> _What to do_
Extract word for word the lines of the listing from its start to the line holding "from matplotlib.ticker import MultipleLocator", both ends kept; pictures are not part of the copy.

════════════════════

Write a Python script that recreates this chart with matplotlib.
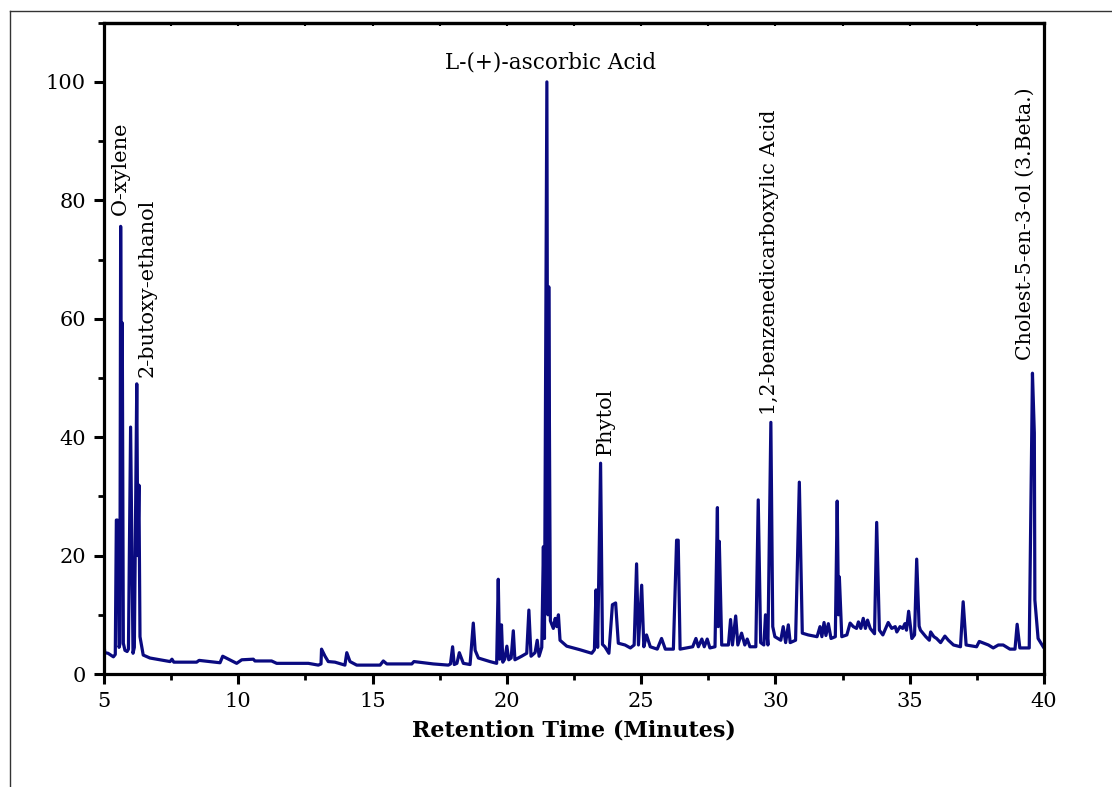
import matplotlib
matplotlib.use("Agg")
import matplotlib.pyplot as plt
from matplotlib.lines import Line2D
from matplotlib.ticker import MultipleLocator

# Retention time (minutes) and relative abundance
retention_time = [
    5.00, 5.03, 5.15, 5.35, 5.42, 5.46, 5.50, 5.53, 5.56, 5.59, 5.62, 5.65, 5.68, 5.72,
    5.78, 5.86, 5.91, 5.99, 6.08, 6.13, 6.22, 6.26, 6.30, 6.34, 6.46, 6.71, 7.46, 7.53,
    7.60, 8.45, 8.54, 9.32, 9.42, 9.94, 10.13, 10.56, 10.62, 11.24, 11.43, 12.61, 12.98,
    13.08, 13.10, 13.23, 13.35, 13.60, 13.97, 14.04, 14.16, 14.41, 15.28, 15.40, 15.53,
    16.46, 16.54, 17.26, 17.82, 17.90, 17.98, 18.04, 18.14, 18.23, 18.38, 18.63, 18.75,
    18.82, 18.94, 19.37, 19.62, 19.68, 19.73, 19.80, 19.85, 19.92, 20.00, 20.07, 20.16,
    20.24, 20.30, 20.55, 20.74, 20.82, 20.90, 21.05, 21.13, 21.20, 21.30, 21.36, 21.40,
    21.49, 21.53, 21.56, 21.62, 21.73, 21.80, 21.86, 21.92, 21.98, 22.23, 22.72, 23.16,
    23.26, 23.32, 23.38, 23.49, 23.56, 23.65, 23.80, 23.93, 24.05, 24.15, 24.40, 24.60,
    24.74, 24.83, 24.90, 25.02, 25.10, 25.20, 25.34, 25.60, 25.76, 25.90, 26.20, 26.32,
    26.38, 26.45, 26.92, 27.04, 27.13, 27.26, 27.35, 27.46, 27.56, 27.75, 27.84, 27.87,
    27.91, 28.00, 28.25, 28.33, 28.40, 28.52, 28.60, 28.74, 28.86, 28.95, 29.05, 29.27,
    29.36, 29.45, 29.57, 29.63, 29.72, 29.83, 29.90, 29.98, 30.20, 30.29, 30.38, 30.48,
    30.55, 30.75, 30.89, 31.00, 31.22, 31.55, 31.66, 31.73, 31.81, 31.88, 31.97, 32.07,
    32.23, 32.30, 32.35, 32.38, 32.47, 32.66, 32.78, 32.90, 33.02, 33.09, 33.18, 33.27,
    33.35, 33.43, 33.53, 33.69, 33.77, 33.87, 34.00, 34.20, 34.33, 34.46, 34.52, 34.64,
    34.74, 34.82, 34.88, 34.96, 35.08, 35.18, 35.26, 35.35, 35.40, 35.60, 35.73, 35.78,
    35.90, 36.00, 36.15, 36.31, 36.44, 36.63, 36.89, 36.99, 37.10, 37.49, 37.59, 37.93,
    38.11, 38.30, 38.48, 38.73, 38.92, 39.00, 39.10, 39.45, 39.57, 39.64, 39.66, 39.78,
    39.97,
]
abundance = [
    5.0, 3.6, 3.5, 2.9, 3.3, 26.0, 26.0, 25.5, 4.5, 5.0, 75.6, 40.0, 59.3, 5.2,
    4.0, 3.8, 4.2, 41.7, 3.5, 4.5, 49.0, 20.0, 31.9, 6.3, 3.2, 2.7, 2.1, 2.5,
    2.0, 2.0, 2.3, 1.9, 3.0, 1.8, 2.4, 2.5, 2.2, 2.2, 1.8, 1.8, 1.5,
    1.7, 4.2, 3.0, 2.1, 2.0, 1.5, 3.6, 2.1, 1.5, 1.5, 2.2, 1.7,
    1.7, 2.1, 1.7, 1.5, 1.7, 4.6, 1.6, 1.8, 3.6, 1.8, 1.6, 8.6,
    4.0, 2.7, 2.1, 1.8, 16.0, 2.5, 8.3, 2.0, 2.5, 4.7, 2.4, 2.7,
    7.3, 2.4, 3.0, 3.5, 10.8, 3.0, 3.6, 5.7, 3.0, 4.5, 21.5, 6.0,
    100.0, 10.0, 65.4, 9.0, 7.7, 9.4, 8.0, 10.0, 5.7, 4.7, 4.1, 3.5,
    4.1, 14.2, 4.5, 35.6, 5.0, 4.6, 3.5, 11.7, 12.0, 5.2, 4.9, 4.4,
    4.9, 18.6, 4.9, 15.0, 4.6, 6.6, 4.6, 4.2, 6.0, 4.2, 4.2, 22.6,
    22.6, 4.2, 4.6, 6.0, 4.6, 5.9, 4.6, 5.9, 4.4, 4.6, 28.1, 8.0,
    22.4, 4.9, 4.9, 9.2, 4.9, 9.8, 4.9, 6.9, 4.9, 5.9, 4.6, 4.6,
    29.4, 5.3, 4.9, 10.0, 4.9, 42.5, 8.0, 6.3, 5.7, 8.0, 5.3, 8.3,
    5.3, 5.7, 32.4, 6.9, 6.6, 6.3, 8.0, 6.3, 8.7, 6.5, 8.5, 6.0,
    6.3, 29.2, 10.0, 16.4, 6.3, 6.6, 8.6, 8.0, 7.7, 8.8, 7.7, 9.4,
    7.7, 9.1, 7.7, 6.8, 25.6, 7.4, 6.6, 8.7, 7.7, 8.0, 7.1, 8.0,
    7.7, 8.5, 7.4, 10.6, 6.0, 6.6, 19.4, 8.1, 7.4, 6.3, 5.7, 7.1,
    6.3, 6.0, 5.3, 6.4, 5.7, 4.9, 4.6, 12.2, 4.9, 4.6, 5.5, 4.9,
    4.4, 4.9, 4.9, 4.2, 4.2, 8.4, 4.4, 4.4, 50.8, 40.7, 12.5, 6.0,
    4.6,
]

# Peak annotations: label, x, y (bottom of text), rotation
labels = ["L-(+)-ascorbic Acid", "O-xylene", "2-butoxy-ethanol", "Phytol",
          "1,2-benzenedicarboxylic Acid", "Cholest-5-en-3-ol (3.Beta.)"]
label_x = [21.64, 5.60, 6.62, 23.65, 29.78, 39.30]
label_y = [101.5, 77.5, 50.2, 37.0, 43.8, 53.0]
label_rot = [0, 90, 90, 90, 90, 90]
label_size = [15.5, 15, 15, 15, 14.8, 14.8]

xticks = [5, 10, 15, 20, 25, 30, 35, 40]
yticks = [0, 20, 40, 60, 80, 100]

plt.rcParams['font.family'] = ['DejaVu Serif']

fig = plt.figure(figsize=(11.12, 7.87), dpi=100)
ax = fig.add_axes([104/1112, 1-674/787, (1044-104)/1112, (674-22.7)/787])

ax.plot(retention_time, abundance, color='#0a0a80', lw=2.3, solid_joinstyle='round')

ax.set_xlim(5, 40)
ax.set_ylim(0, 110)
ax.set_xticks(xticks)
ax.set_yticks(yticks)
ax.xaxis.set_minor_locator(MultipleLocator(2.5))
ax.yaxis.set_minor_locator(MultipleLocator(10))

for s in ax.spines.values():
    s.set_linewidth(2.3)
ax.tick_params(axis='both', which='major', direction='out', length=7, width=2.2,
               labelsize=15, pad=6)
ax.tick_params(axis='both', which='minor', direction='out', length=4, width=2.0)

# tiny inward ticks along the top spine
top = ax.secondary_xaxis('top')
top.set_xticks(xticks)
top.xaxis.set_minor_locator(MultipleLocator(2.5))
top.tick_params(which='both', direction='in', length=2.5, width=1.5, labeltop=False)
top.spines['top'].set_linewidth(2.3)

ax.set_xlabel("Retention Time (Minutes)", fontsize=16, fontweight='bold', labelpad=6)

for lab, lx, ly, rot, fs in zip(labels, label_x, label_y, label_rot, label_size):
    ax.text(lx, ly, lab, fontsize=fs, ha='center', va='bottom', rotation=rot)

# outer partial frame
fig.add_artist(Line2D([9.5/1112, 9.5/1112], [0, 1-10.5/787], color='#333333', lw=1.0))
fig.add_artist(Line2D([9.5/1112, 1], [1-10.5/787, 1-10.5/787], color='#333333', lw=1.0))

fig.savefig("out.png", dpi=100)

════════════════════

> _Solution to the problem_
Write a Python script that recreates this chart with matplotlib.
import matplotlib
matplotlib.use("Agg")
import matplotlib.pyplot as plt
from matplotlib.lines import Line2D
from matplotlib.ticker import MultipleLocator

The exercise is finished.